I agree with you, but I think we differ on our timetables. I am bearish for the next two years, at which point I’ll awaken from my slumber and become a flaming bull. (It helps to remember that “we overestimate the impact of years, but underestimate the impact of decades.” I try to plan accordingly.)

In other words, if you’re bullish that two years from now we’ll start seeing portability implemented in the field across various HPC chips, then we fully agree. But that’s also a glacial pace; GPT-2 changed the world almost two years ago now, and DALL-E seems to be the next frontier for doing interesting generative work. So, we’ll split the difference and say that the bears and bulls will meet in two years for a deep learning hackathon. As a bonus, the pandemic will be over by then, so it can be an in-person meetup.

solidasparagus · on April 25, 2021

Ah I see - I think we're pretty much on the same page in terms of timetables. Although if you include TPU, I think it's fair to say that custom accelerators are already a moderate success.

Updated my profile.
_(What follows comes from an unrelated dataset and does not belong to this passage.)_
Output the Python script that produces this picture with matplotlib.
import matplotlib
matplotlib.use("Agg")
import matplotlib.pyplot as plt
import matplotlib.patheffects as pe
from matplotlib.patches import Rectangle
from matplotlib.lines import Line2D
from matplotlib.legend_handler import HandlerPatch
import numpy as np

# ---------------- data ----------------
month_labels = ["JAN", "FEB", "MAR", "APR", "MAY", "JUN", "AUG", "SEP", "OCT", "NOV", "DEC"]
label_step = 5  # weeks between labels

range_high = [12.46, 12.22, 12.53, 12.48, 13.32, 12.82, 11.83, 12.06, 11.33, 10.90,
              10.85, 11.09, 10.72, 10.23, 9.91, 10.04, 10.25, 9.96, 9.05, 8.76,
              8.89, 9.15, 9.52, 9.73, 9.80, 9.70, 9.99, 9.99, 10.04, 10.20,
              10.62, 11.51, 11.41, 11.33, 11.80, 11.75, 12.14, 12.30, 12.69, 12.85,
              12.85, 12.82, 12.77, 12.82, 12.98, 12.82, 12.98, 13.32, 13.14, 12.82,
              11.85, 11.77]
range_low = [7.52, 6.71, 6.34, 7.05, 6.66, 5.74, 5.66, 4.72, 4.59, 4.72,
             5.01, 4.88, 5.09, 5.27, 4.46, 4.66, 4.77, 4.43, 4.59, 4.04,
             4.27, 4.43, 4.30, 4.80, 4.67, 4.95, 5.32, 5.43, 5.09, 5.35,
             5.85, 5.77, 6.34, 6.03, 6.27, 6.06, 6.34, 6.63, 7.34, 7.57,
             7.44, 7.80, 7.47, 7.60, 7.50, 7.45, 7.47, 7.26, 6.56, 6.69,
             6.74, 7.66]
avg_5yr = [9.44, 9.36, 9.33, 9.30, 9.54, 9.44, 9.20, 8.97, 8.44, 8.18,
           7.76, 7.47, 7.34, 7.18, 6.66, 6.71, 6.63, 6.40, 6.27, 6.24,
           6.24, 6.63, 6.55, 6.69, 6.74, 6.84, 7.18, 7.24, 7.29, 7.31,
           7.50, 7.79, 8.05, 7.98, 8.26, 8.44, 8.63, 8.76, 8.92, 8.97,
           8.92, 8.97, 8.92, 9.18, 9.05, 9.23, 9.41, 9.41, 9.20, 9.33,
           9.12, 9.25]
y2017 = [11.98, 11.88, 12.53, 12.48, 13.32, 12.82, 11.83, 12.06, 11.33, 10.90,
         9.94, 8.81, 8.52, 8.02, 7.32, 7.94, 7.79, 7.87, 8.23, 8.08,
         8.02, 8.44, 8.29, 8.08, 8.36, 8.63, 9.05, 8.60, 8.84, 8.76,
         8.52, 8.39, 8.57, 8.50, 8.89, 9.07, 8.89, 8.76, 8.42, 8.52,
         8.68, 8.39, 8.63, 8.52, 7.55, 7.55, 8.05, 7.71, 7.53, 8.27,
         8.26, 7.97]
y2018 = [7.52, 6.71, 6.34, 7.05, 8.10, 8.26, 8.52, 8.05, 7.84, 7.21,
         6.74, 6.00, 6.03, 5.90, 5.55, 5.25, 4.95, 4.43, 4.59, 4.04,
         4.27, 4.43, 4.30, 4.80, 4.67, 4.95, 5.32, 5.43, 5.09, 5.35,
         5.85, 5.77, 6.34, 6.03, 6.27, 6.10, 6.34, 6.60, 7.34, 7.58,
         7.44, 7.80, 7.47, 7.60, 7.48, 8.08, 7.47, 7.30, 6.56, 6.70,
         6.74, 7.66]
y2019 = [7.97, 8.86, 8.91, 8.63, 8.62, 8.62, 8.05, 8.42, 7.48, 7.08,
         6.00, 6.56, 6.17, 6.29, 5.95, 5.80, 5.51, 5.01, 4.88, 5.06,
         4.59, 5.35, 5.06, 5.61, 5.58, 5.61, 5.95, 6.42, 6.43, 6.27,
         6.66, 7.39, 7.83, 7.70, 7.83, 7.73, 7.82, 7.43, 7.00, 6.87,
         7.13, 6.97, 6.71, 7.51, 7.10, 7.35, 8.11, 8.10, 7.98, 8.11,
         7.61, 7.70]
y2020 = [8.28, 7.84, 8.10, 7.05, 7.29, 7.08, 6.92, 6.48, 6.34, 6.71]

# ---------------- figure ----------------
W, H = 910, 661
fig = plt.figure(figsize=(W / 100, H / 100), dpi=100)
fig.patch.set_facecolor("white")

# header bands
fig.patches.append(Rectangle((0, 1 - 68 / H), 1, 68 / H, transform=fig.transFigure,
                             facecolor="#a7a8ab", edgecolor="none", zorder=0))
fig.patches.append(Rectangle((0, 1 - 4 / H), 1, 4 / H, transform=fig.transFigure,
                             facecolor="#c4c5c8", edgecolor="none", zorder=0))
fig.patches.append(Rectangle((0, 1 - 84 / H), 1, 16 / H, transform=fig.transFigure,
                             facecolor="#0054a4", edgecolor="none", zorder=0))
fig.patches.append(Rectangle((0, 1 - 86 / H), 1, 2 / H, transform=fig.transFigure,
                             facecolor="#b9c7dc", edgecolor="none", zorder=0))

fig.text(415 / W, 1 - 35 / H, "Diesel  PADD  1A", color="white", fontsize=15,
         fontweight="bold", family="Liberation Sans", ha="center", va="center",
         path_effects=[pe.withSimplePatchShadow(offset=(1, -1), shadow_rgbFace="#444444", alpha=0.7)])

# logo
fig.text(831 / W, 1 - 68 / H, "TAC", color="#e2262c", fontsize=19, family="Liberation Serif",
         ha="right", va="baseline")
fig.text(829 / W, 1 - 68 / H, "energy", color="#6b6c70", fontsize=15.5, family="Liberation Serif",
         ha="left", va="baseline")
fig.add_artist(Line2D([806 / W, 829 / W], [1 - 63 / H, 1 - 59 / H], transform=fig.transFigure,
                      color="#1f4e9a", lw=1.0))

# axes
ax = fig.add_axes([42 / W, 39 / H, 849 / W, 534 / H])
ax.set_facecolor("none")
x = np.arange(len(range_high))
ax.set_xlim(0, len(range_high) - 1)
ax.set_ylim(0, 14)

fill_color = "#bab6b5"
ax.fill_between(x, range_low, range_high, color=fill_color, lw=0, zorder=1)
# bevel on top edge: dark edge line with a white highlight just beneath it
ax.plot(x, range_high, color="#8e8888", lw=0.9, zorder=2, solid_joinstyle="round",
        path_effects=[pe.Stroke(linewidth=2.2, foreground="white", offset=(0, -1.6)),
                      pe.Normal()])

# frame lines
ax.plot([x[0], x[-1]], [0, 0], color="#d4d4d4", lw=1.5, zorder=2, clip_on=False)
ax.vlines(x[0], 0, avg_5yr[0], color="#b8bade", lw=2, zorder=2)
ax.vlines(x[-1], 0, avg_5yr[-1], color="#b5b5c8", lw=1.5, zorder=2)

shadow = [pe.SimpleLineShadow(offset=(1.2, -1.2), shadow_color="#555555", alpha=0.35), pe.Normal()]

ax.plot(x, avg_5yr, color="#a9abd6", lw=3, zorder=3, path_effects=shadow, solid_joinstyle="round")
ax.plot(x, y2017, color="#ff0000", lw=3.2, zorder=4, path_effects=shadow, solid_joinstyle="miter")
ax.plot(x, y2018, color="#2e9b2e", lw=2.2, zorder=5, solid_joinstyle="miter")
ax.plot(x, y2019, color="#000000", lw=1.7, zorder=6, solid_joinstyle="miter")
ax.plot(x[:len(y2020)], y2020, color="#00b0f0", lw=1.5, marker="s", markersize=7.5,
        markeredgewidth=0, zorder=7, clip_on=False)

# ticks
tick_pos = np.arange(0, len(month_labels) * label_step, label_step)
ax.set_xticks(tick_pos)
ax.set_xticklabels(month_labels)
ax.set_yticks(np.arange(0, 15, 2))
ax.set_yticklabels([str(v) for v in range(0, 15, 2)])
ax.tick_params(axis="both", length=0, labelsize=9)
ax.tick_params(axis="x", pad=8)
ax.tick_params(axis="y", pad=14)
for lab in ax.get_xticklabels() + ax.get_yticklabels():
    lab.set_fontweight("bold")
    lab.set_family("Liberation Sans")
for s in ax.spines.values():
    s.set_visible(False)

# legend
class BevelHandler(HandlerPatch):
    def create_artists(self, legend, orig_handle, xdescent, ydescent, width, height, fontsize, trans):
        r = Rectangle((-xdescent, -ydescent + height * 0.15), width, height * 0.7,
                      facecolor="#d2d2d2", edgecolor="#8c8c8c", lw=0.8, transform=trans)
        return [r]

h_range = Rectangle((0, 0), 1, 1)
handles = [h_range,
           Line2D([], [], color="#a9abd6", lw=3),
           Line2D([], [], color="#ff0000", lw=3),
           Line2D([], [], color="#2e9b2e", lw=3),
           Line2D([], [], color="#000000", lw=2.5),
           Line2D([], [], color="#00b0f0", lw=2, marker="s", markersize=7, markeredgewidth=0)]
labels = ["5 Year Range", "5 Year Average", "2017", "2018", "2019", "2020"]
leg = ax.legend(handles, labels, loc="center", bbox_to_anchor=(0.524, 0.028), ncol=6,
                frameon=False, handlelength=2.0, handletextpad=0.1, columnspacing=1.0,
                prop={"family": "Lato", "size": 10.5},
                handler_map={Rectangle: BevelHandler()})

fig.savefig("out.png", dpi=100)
I've been working on DL training platforms and distributed training benchmarking for a bit so I've gotten a nice view into the GPU/TPU battle.

Shameless plug: you should check out the open-source training platform we are building, Determined[1]. One of the goals is to take our hard-earned expertise on training infrastructure and build a tool where people don't need to have that infrastructure expertise. We don't support TPUs, partially because a lack of demand/TPU availability, and partially because our PyTorch TPU experiments were so unimpressive.

[1] GH: https://github.com/determined-ai/determined, Slack: https://join.slack.com/t/determined-community/shared_invite/...

nl · on April 23, 2021

Agreed: https://www.reddit.com/r/MachineLearning/comments/mqzl0c/d_l...

byronyi · on April 23, 2021

+1 please put some info in your profile.

sillysaurusx · on April 23, 2021

I'm dying to know what they work on, either officially or in their spare time. https://news.ycombinator.com/item?id=26586151

cs702 · on April 23, 2021

> from a longer term perspective

Yes.

Longer term, new hardware will also make it practical to train large models in a fully parallelized, fully distributed manner -- i.e., without having to backpropagate gradients, which requires a lot of complex bookkeeping and plumbing for distributed training.

Recent progress suggests this will happen. See, for example:

https://arxiv.org/abs/2006.04182

https://arxiv.org/abs/2103.03725

https://arxiv.org/abs/2010.01047

I for one am excited to see what happens over the next decade as it becomes trivial to train/use models with 1K, 1M, or 1B times more dense connections than present state-of-the-art models.